Trois suicides à classer en accident du travail
L'Inspection générale des Affaires sociales (IGAS) a recommandé à France Télécom de classer trois suicides de fonctionnaires et une tentative, comme accidents de service, c'est-à-dire ayant un lien avec le travail. L'accident de service est l'équivalent pour les fonctionnaires de l'accident du travail.
Au total, la demande concernait cinq suicides et deux tentatives, "pour lesquels une demande de reconnaissance avaient été présentée à la direction, et qui n'avaient pas encore fait l'objet d'un avis formel de la part de l'entreprise".
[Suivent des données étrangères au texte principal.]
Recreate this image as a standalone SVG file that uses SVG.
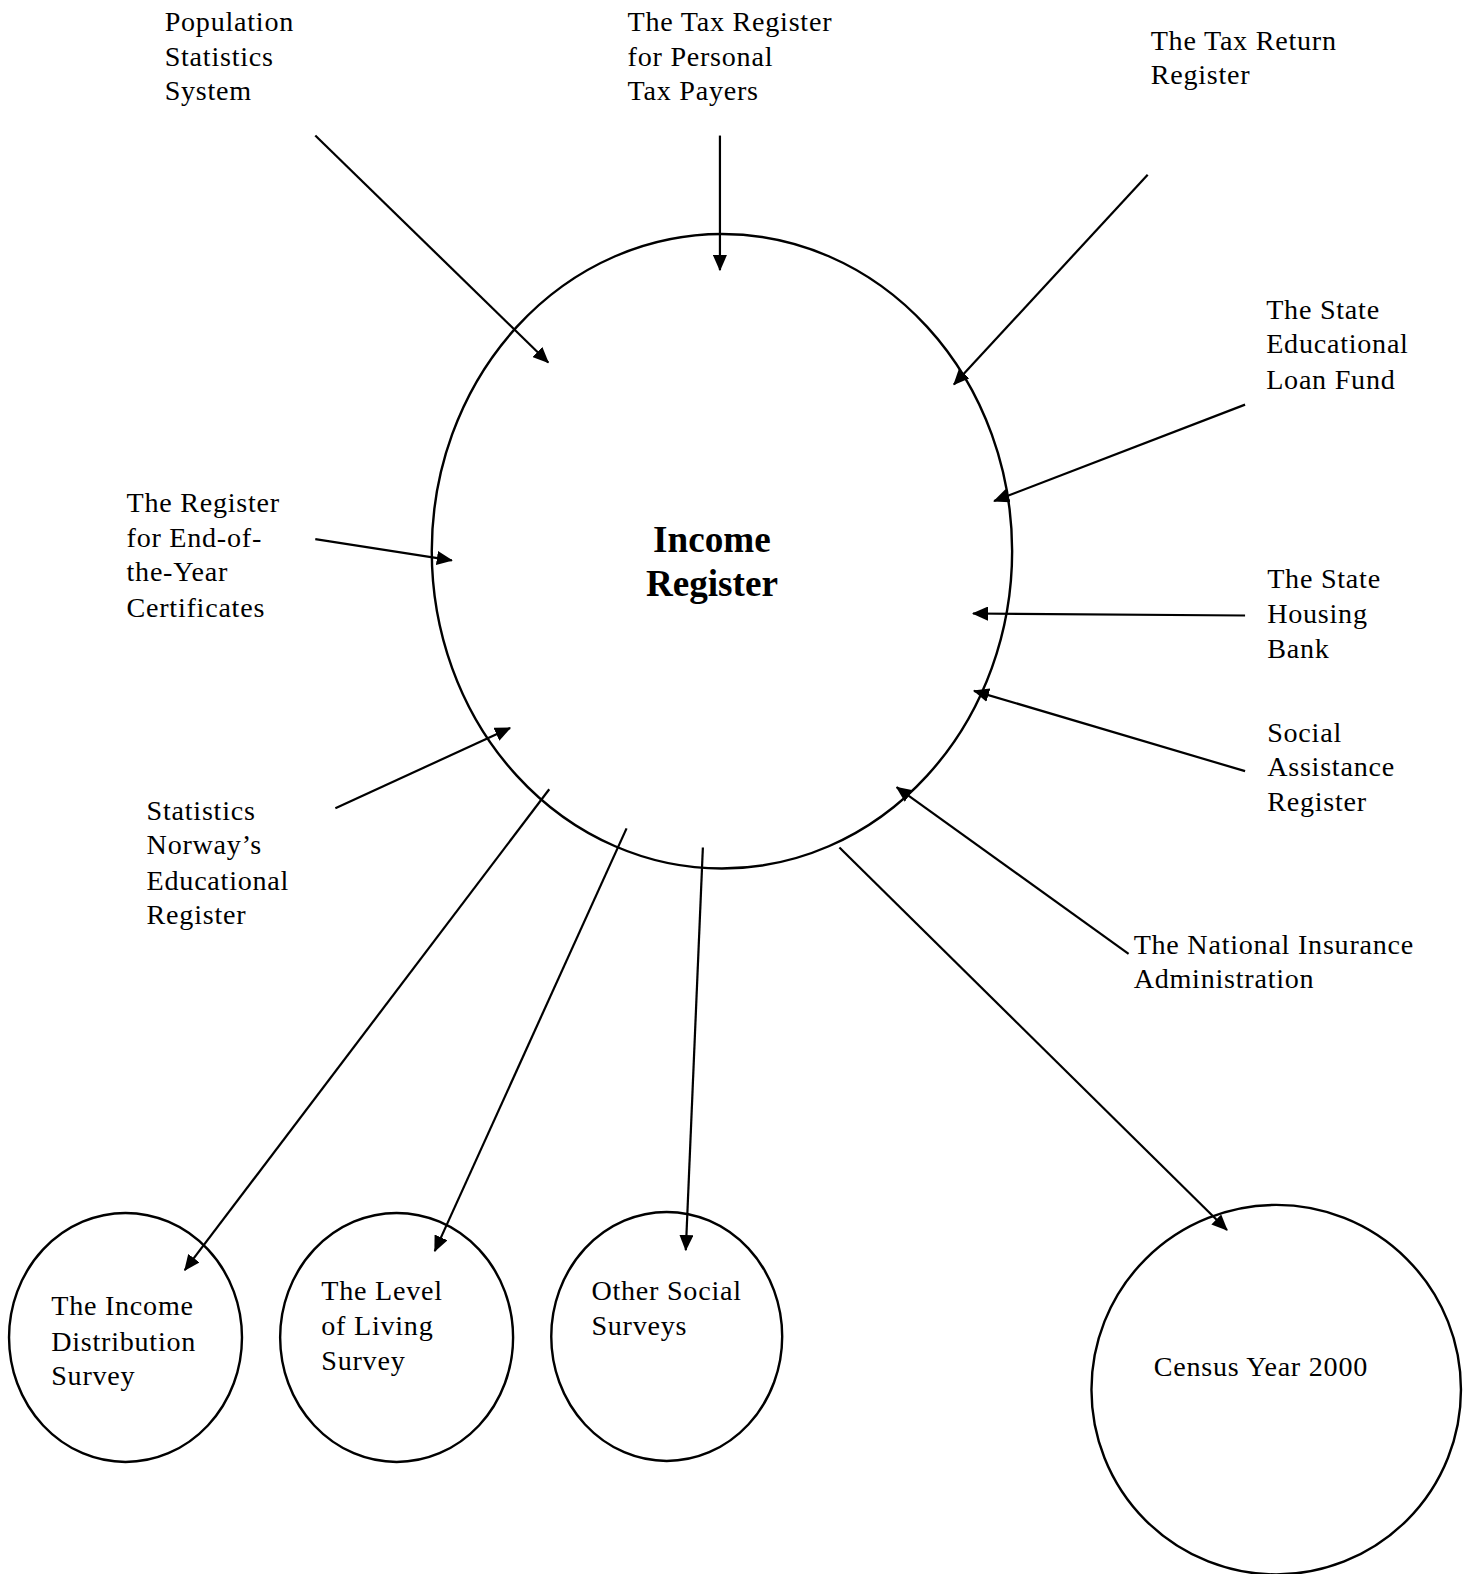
<svg xmlns="http://www.w3.org/2000/svg" width="1468" height="1574" viewBox="0 0 1468 1574">
<style>
text{font-family:"Liberation Serif","Times New Roman",serif;font-size:28px;letter-spacing:0.75px;fill:#000}
.b{font-weight:bold;font-size:37px;letter-spacing:0}
.c{fill:none;stroke:#000;stroke-width:2.4}
.a{fill:none;stroke:#000;stroke-width:2.2;marker-end:url(#ah)}
</style>
<defs>
<marker id="ah" markerUnits="userSpaceOnUse" markerWidth="16" markerHeight="14" viewBox="0 0 16 14" refX="15" refY="7" orient="auto">
<path d="M0,0 L16,7 L0,14 Z" fill="#000"/>
</marker>
</defs>
<rect width="1468" height="1574" fill="#fff"/>
<g transform="scale(1.0041)">
<g id="income-register">
<ellipse class="c" cx="719" cy="549" rx="289" ry="316"/>
<text class="b" x="709" y="550" text-anchor="middle">Income</text>
<text class="b" x="709" y="594" text-anchor="middle">Register</text>
</g>
<g id="population"><text x="164" y="31">Population</text><text x="164" y="66">Statistics</text><text x="164" y="100">System</text></g>
<g id="tax-register"><text x="625" y="31">The Tax Register</text><text x="625" y="66">for Personal</text><text x="625" y="100">Tax Payers</text></g>
<g id="tax-return"><text x="1146" y="50">The Tax Return</text><text x="1146" y="84">Register</text></g>
<g id="loan-fund"><text x="1261" y="318">The State</text><text x="1261" y="352">Educational</text><text x="1261" y="387">Loan Fund</text></g>
<g id="end-of-year"><text x="126" y="510">The Register</text><text x="126" y="545">for End-of-</text><text x="126" y="579">the-Year</text><text x="126" y="614">Certificates</text></g>
<g id="housing-bank"><text x="1262" y="586">The State</text><text x="1262" y="620">Housing</text><text x="1262" y="655">Bank</text></g>
<g id="social-assistance"><text x="1262" y="739">Social</text><text x="1262" y="773">Assistance</text><text x="1262" y="808">Register</text></g>
<g id="ssb-education"><text x="146" y="817">Statistics</text><text x="146" y="851">Norway’s</text><text x="146" y="886">Educational</text><text x="146" y="920">Register</text></g>
<g id="national-insurance"><text x="1129" y="950">The National Insurance</text><text x="1129" y="984">Administration</text></g>
<g id="income-distribution"><ellipse class="c" cx="125" cy="1332" rx="116" ry="124"/><text x="51" y="1310">The Income</text><text x="51" y="1345">Distribution</text><text x="51" y="1379">Survey</text></g>
<g id="level-of-living"><ellipse class="c" cx="395" cy="1332" rx="116" ry="124"/><text x="320" y="1295">The Level</text><text x="320" y="1330">of Living</text><text x="320" y="1364">Survey</text></g>
<g id="other-surveys"><ellipse class="c" cx="664" cy="1331" rx="115" ry="124"/><text x="589" y="1295">Other Social</text><text x="589" y="1330">Surveys</text></g>
<g id="census"><ellipse class="c" cx="1271" cy="1384" rx="184" ry="184"/><text x="1149" y="1370">Census Year 2000</text></g>
<g id="connectors">
<line class="a" x1="314" y1="135" x2="546" y2="361"/>
<line class="a" x1="717" y1="135" x2="717" y2="269"/>
<line class="a" x1="1143" y1="174" x2="950" y2="383"/>
<line class="a" x1="1240" y1="403" x2="990" y2="499"/>
<line class="a" x1="1240" y1="613" x2="969" y2="611"/>
<line class="a" x1="1240" y1="768" x2="970" y2="688"/>
<line class="a" x1="1124" y1="950" x2="893" y2="784"/>
<line class="a" x1="314" y1="537" x2="450" y2="558"/>
<line class="a" x1="334" y1="805" x2="508" y2="725"/>
<line class="a" x1="547" y1="786" x2="184" y2="1265"/>
<line class="a" x1="624" y1="825" x2="433" y2="1246"/>
<line class="a" x1="700" y1="844" x2="683" y2="1245"/>
<line class="a" x1="836" y1="844" x2="1222" y2="1225"/>
</g>
</g>
</svg>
En pleine crise sociale après une série de suicides dans l'entreprise, l'ancien PDG de France Télécom Didier Lombard avait jugé préférable, "pour que cet avis ne soit pas considéré comme partial", que le ministre du Travail désigne "une personnalité indépendante de l'entreprise". Le ministre du Travail Xavier Darcos avait alors nommé en novembre 2009, à la demande
de l'ex-entreprise publique, un inspecteur général des affaires sociales, Jean-Marc Boulanger, pour déterminer si certains suicides ou tentatives de suicides de fonctionnaires, intervenus en 2008 ou 2009, étaient imputables au travail. Et s'ils pouvaient donc être reconnus comme accident de service.
La direction a précisé qu'elle suivrait les recommandations de l'IGAS.
Accident du travail et accident de service
En matière d'accident du travail pour les salariés de droit privé, la procédure prévoit que la Caisse primaire d'assurance maladie diligente une enquête avant de prendre une décision en toute indépendance.
Mais pour les fonctionnaires, la procédure est plus complexe et passe d'abord par une déclaration d'accident de service, avec un avis favorable ou défavorable de la part de l'employeur. Les déclarations d'accident de service doivent ensuite passer devant une "commission de réforme", présidée par l'employeur et à laquelle participent des représentants du personnel et des médecins extérieurs. Cette commission peut décider d'une pension pour les ayants droit. C'est ensuite le ministère des Finances, dont dépendent les fonctionnaires, qui, en dernier ressort, prend la décision.